We say that $u$ is an energy solution of the preceding problem if $u \in H^1_0(\Omega)$, $u >0$ such that $$ \int_\Omega \nabla u \nabla \varphi \, dx = \int_\Omega \frac{u^p}{|x|^2} \varphi \, dx \quad \forall \varphi \in \mathcal{C}^\infty_0(\Omega). $$

The authors proved the following Lemma.

If $u$ is an energy solution of the preceding problem then $u \in L^\infty(\Omega)$.

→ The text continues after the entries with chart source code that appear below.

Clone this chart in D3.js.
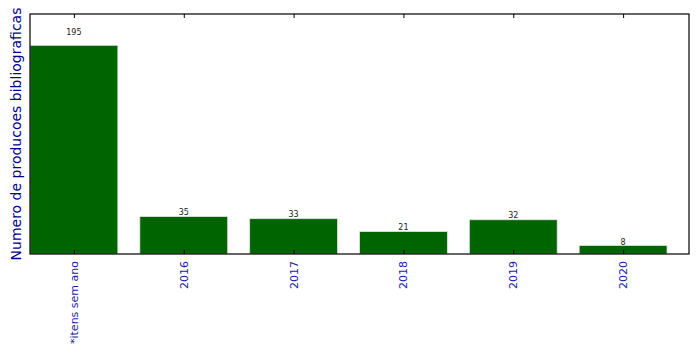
<!DOCTYPE html>
<html>
<head>
<meta charset="utf-8">
<script src="https://cdn.jsdelivr.net/npm/d3@7"></script>
<style>
  body { margin: 0; background: #fff; }
  svg { display: block; font-family: "DejaVu Sans", sans-serif; }
</style>
</head>
<body>
<div id="chart"></div>
<script>
// categories and counts
const categories = ["*itens sem ano", "2016", "2017", "2018", "2019", "2020"];
const counts = [195, 35, 33, 21, 32, 8];

const width = 699, height = 354;
const margin = { top: 14, right: 10, bottom: 100, left: 30 };

const svg = d3.select("#chart")
    .append("svg")
    .attr("width", width)
    .attr("height", height);

const x = d3.scaleLinear()
    .domain([-0.4, categories.length - 0.4])
    .range([margin.left, width - margin.right]);

const y = d3.scaleLinear()
    .domain([0, d3.max(counts) * 1.15])
    .range([height - margin.bottom, margin.top]);

const barW = x(0.8) - x(0);

// bars
svg.selectAll(".bar")
    .data(counts)
    .join("rect")
    .attr("class", "bar")
    .attr("x", (d, i) => x(i) - barW / 2)
    .attr("y", d => y(d))
    .attr("width", barW)
    .attr("height", d => y(0) - y(d))
    .attr("fill", "#006400")
    .attr("stroke", "#dfe8df")
    .attr("stroke-width", 0.8);

// value labels
svg.selectAll(".val")
    .data(counts)
    .join("text")
    .attr("class", "val")
    .attr("x", (d, i) => x(i))
    .attr("y", d => y(d * 1.05))
    .attr("text-anchor", "middle")
    .attr("font-size", 8)
    .attr("fill", "#222")
    .text(d => d);

// frame
svg.append("rect")
    .attr("x", margin.left)
    .attr("y", margin.top)
    .attr("width", width - margin.right - margin.left)
    .attr("height", height - margin.bottom - margin.top)
    .attr("fill", "none")
    .attr("stroke", "#000")
    .attr("stroke-width", 1.2);

// ticks, inward on bottom and top
const idx = d3.range(categories.length);
const bottomAxis = d3.axisBottom(x).tickValues(idx).tickSize(-4).tickFormat("");
const topAxis = d3.axisTop(x).tickValues(idx).tickSize(-4).tickFormat("");

svg.append("g")
    .attr("transform", `translate(0,${height - margin.bottom})`)
    .call(bottomAxis)
    .call(g => g.select(".domain").remove());

svg.append("g")
    .attr("transform", `translate(0,${margin.top})`)
    .call(topAxis)
    .call(g => g.select(".domain").remove());

// rotated category labels
svg.selectAll(".cat")
    .data(categories)
    .join("text")
    .attr("class", "cat")
    .attr("transform", (d, i) => `translate(${x(i) + 4},${height - margin.bottom + 7}) rotate(-90)`)
    .attr("text-anchor", "end")
    .attr("font-size", 11)
    .attr("fill", "#1a1aa6")
    .text(d => d);

// y label
svg.append("text")
    .attr("transform", `translate(21,${(margin.top + height - margin.bottom) / 2}) rotate(-90)`)
    .attr("text-anchor", "middle")
    .attr("font-size", 14)
    .attr("fill", "#00008b")
    .text("Numero de producoes bibliograficas");
</script>
</body>
</html>
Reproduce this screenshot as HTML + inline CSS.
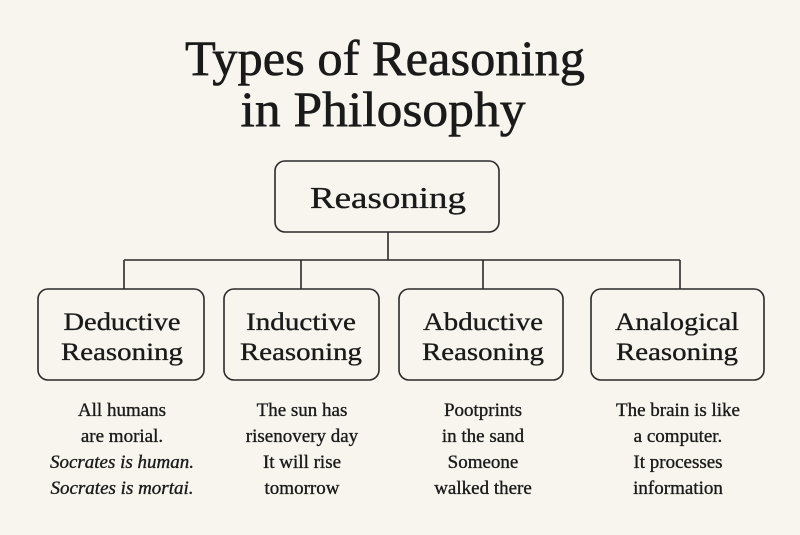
<!DOCTYPE html>
<html><head><meta charset="utf-8"><style>
html,body{margin:0;padding:0;background:#f8f5ee;}
svg{display:block}
text{font-family:"Liberation Serif",serif;fill:#1a1a1a;text-anchor:middle;stroke:#1a1a1a;stroke-width:0.35}
</style></head><body>
<svg width="800" height="535" viewBox="0 0 800 535">
<rect width="800" height="535" fill="#f8f5ee"/>
<text x="385" y="75" font-size="50" textLength="400" lengthAdjust="spacingAndGlyphs" style="stroke-width:0.6">Types of Reasoning</text>
<text x="383" y="126" font-size="50" textLength="285" lengthAdjust="spacingAndGlyphs" style="stroke-width:0.6">in Philosophy</text>
<g fill="none" stroke="#2a2a2a" stroke-width="1.6">
<rect x="275" y="161" width="224" height="71" rx="10"/>
<path d="M388 232V260M124 260H680M124 260V289M301 260V289M483 260V289M680 260V289"/>
<rect x="38" y="289" width="166" height="91" rx="10"/>
<rect x="224" y="289" width="155" height="91" rx="10"/>
<rect x="399" y="289" width="164" height="91" rx="10"/>
<rect x="591" y="289" width="173" height="91" rx="10"/>
</g>
<text x="388" y="208" font-size="31" textLength="156" lengthAdjust="spacingAndGlyphs">Reasoning</text>
<g font-size="25">
<text x="122" y="330" textLength="117" lengthAdjust="spacingAndGlyphs">Deductive</text>
<text x="122" y="360" textLength="122" lengthAdjust="spacingAndGlyphs">Reasoning</text>
<text x="301" y="330" textLength="110" lengthAdjust="spacingAndGlyphs">Inductive</text>
<text x="301" y="360" textLength="122" lengthAdjust="spacingAndGlyphs">Reasoning</text>
<text x="483" y="330" textLength="120" lengthAdjust="spacingAndGlyphs">Abductive</text>
<text x="483" y="360" textLength="122" lengthAdjust="spacingAndGlyphs">Reasoning</text>
<text x="677" y="330" textLength="124" lengthAdjust="spacingAndGlyphs">Analogical</text>
<text x="677" y="360" textLength="122" lengthAdjust="spacingAndGlyphs">Reasoning</text>
</g>
<g font-size="19" style="stroke-width:0.2">
<text x="122" y="416">All humans</text>
<text x="122" y="442">are morial.</text>
<text x="122" y="468" font-style="italic">Socrates is human.</text>
<text x="122" y="494" font-style="italic">Socrates is mortai.</text>
<text x="302" y="416">The sun has</text>
<text x="302" y="442">risenovery day</text>
<text x="302" y="468">It will rise</text>
<text x="302" y="494">tomorrow</text>
<text x="483" y="416">Pootprints</text>
<text x="483" y="442">in the sand</text>
<text x="483" y="468">Someone</text>
<text x="483" y="494">walked there</text>
<text x="678" y="416">The brain is like</text>
<text x="678" y="442">a computer.</text>
<text x="678" y="468">It processes</text>
<text x="678" y="494">information</text>
</g>
</svg>
</body></html>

The proof, they said, is just a consequence of the a priori estimates of Gidas and Spruck, "A priori bounds for positive solutions of nonlinear elliptic equations", Comm. Partial Differential Equations 6 (1981), after suitable scaling. Moreover they gave this hint. Suppose $x_0 \in \Omega$, $x\neq 0$. Let $r:= \frac{|x_0|}{2}$ and define the function $$ v(y) := u(x_0 + ry) \quad \mbox{in } \frac{\Omega - x_0}{r} $$ Then $v$ satisfies the equation $$ - \Delta v = \frac{r^2}{|x_0 + ry|^2}v^p \quad \mbox{in } \frac{\Omega - x_0}{r} $$ Now restrict the equation to $\frac{\Omega - x_0}{r} \cap B_1(0)$. In this region the weight $\frac{r^2}{|x_0 + ry|^2}$ is bounded and smooth. Now using the a priori estimates of Gidas and Spruck we deduce that $v(0) \leq C$ for some universal $C$. Finally since $u(x_0) = v(0)$ we have the thesis, since $C$ is not depending on $x_0$.

Howewer I don't understand how the result of Gidas and Spruck could be useful in this setting. Indeed although in the region $\frac{\Omega - x_0}{r} \cap B_1(0)$ the weight is bounded and smooth, the boundary conditions of the problem for the function $v$ are "free" ( at least in some part of the boundary of that region). So, applying the Gidas and Spruck results we have that there exists a constant, but I don't get how can this constant be universal, since it seems, to me, depending on the boundary conditions and hence on the point $x_0$.